Several individual factors influence the level of ethical behavior in an organization. An individual’s knowledge level regarding an issue can help to determine ethical behavior. A decision maker with a greater amount of knowledge regarding an object or situation may take steps to avoid ethical problems, whereas a less-informed person may unknowingly take action that leads to an ethical conflict. One’s moral values and central, value-related attitudes clearly influence his or her business behavior. Most people join organizations to accomplish personal goals. The types of personal goals an individual aspires to and the manner in which these goals are pursued have significant impact on that individual’s behavior in an organization.
A person’s behavior in the workplace is, to some degree, determined by cultural norms, and these social factors vary from one culture to another. For example, in some countries it is acceptable and ethical for customs agents to receive gratuities for performing ordinary, legal tasks that are a part of jobs, whereas in other countries these practices would be viewed as unethical and perhaps illegal. The actions and decisions of coworkers is another social factor believed to shape a person’s sense of business ethics. For example, if your coworkers make long-distance telephone calls on company time and at company expense, you might view that behavior as acceptable and ethical because everyone does it. Significant others are persons to whom someone is emotionally attached-spouses, friends, and relatives, for instance. Their moral values and attitudes can also affect an employee’s perception of what is ethical and unethical in the workplace.
Opportunity refers to the amount of freedom an organization gives an employee to behave ethically if he or she makes that choice.
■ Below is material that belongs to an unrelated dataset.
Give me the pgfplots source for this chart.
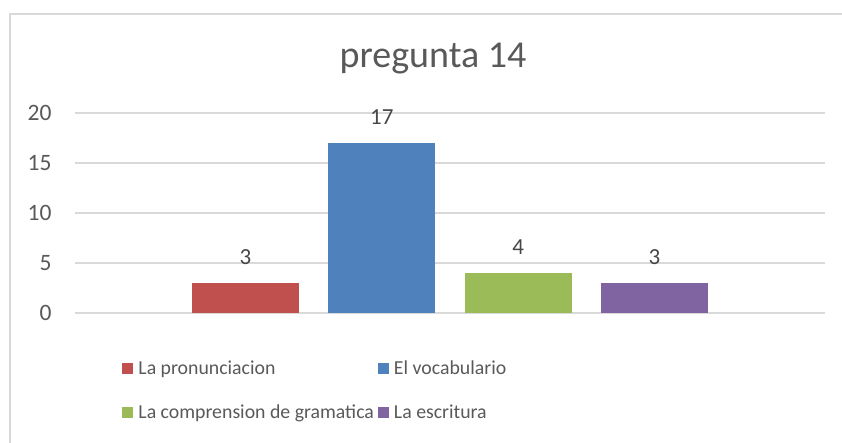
\documentclass[border=0pt]{standalone}
\usepackage{pgfplots}
\pgfplotsset{compat=1.18}
\usepackage{fontspec}
\setmainfont{Carlito}
\definecolor{cRed}{HTML}{C0504D}
\definecolor{cBlue}{HTML}{4F81BD}
\definecolor{cGreen}{HTML}{9BBB59}
\definecolor{cPurple}{HTML}{8064A2}
\definecolor{txt}{HTML}{595959}
\definecolor{gridc}{HTML}{D9D9D9}
\begin{document}
\begin{tikzpicture}[x=1pt,y=1pt]
\useasboundingbox (0,0) rectangle (842,443);
\draw[gridc, line width=1.2pt] (10,-5) -- (10,429) -- (850,429);
\node[txt, font=\fontsize{38}{40}\selectfont] at (433,384) {pregunta 14};
\begin{axis}[
    at={(75pt,130pt)}, anchor=south west,
    scale only axis,
    width=750pt, height=200pt,
    ybar, bar shift=0pt, bar width=0.785,
    xmin=-1.25, xmax=4.25,
    ymin=0, ymax=20,
    ytick={0,5,10,15,20},
    xtick=\empty,
    axis line style={draw=none},
    major tick length=0pt,
    ymajorgrids,
    grid style={gridc, line width=1.2pt},
    yticklabel style={txt, font=\fontsize{23.5}{25}\selectfont, xshift=-20pt},
    /pgf/number format/assume math mode=true,
    nodes near coords,
    every node near coord/.append style={font=\fontsize{23}{25}\selectfont, color=txt!80!black, yshift=15pt},
    legend columns=2,
    legend cell align=left,
    legend style={at={(0.063,-0.23)}, anchor=north west, draw=none, fill=none,
        inner sep=0pt, font=\fontsize{19.8}{22}\selectfont, text=txt,
        nodes={inner sep=2pt},
        /tikz/every odd column/.append style={column sep=3pt},
        /tikz/every even column/.append style={column sep=2pt},
        row sep=24pt},
    legend image code/.code={\fill[#1] (0pt,-5.5pt) rectangle (11pt,5.5pt);},
]
\addplot[fill=cRed, draw=none] coordinates {(0,3)};
\addplot[fill=cBlue, draw=none] coordinates {(1,17)};
\addplot[fill=cGreen, draw=none] coordinates {(2,4)};
\addplot[fill=cPurple, draw=none] coordinates {(3,3)};
\legend{La pronunciacion, El vocabulario, La comprension de gramatica, La escritura}
\end{axis}
\end{tikzpicture}
\end{document}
In some organizations, certain company policies and procedures reduce the opportunity to be unethical. For example, at some fast-food restaurants, one person takes your order and receives your payment and another person fills the order. This procedure reduces the opportunity to be unethical because the person handling the money is not dispensing the product, and the person giving out the product is not handling the money. The existence of an ethical code and the importance management places on this code are other determinants of opportunity. The degree of enforcement of company policies, procedures, and ethical codes is a major force affecting opportunity. When violations are dealt with consistently and firmly, the opportunity to be unethical is reduced.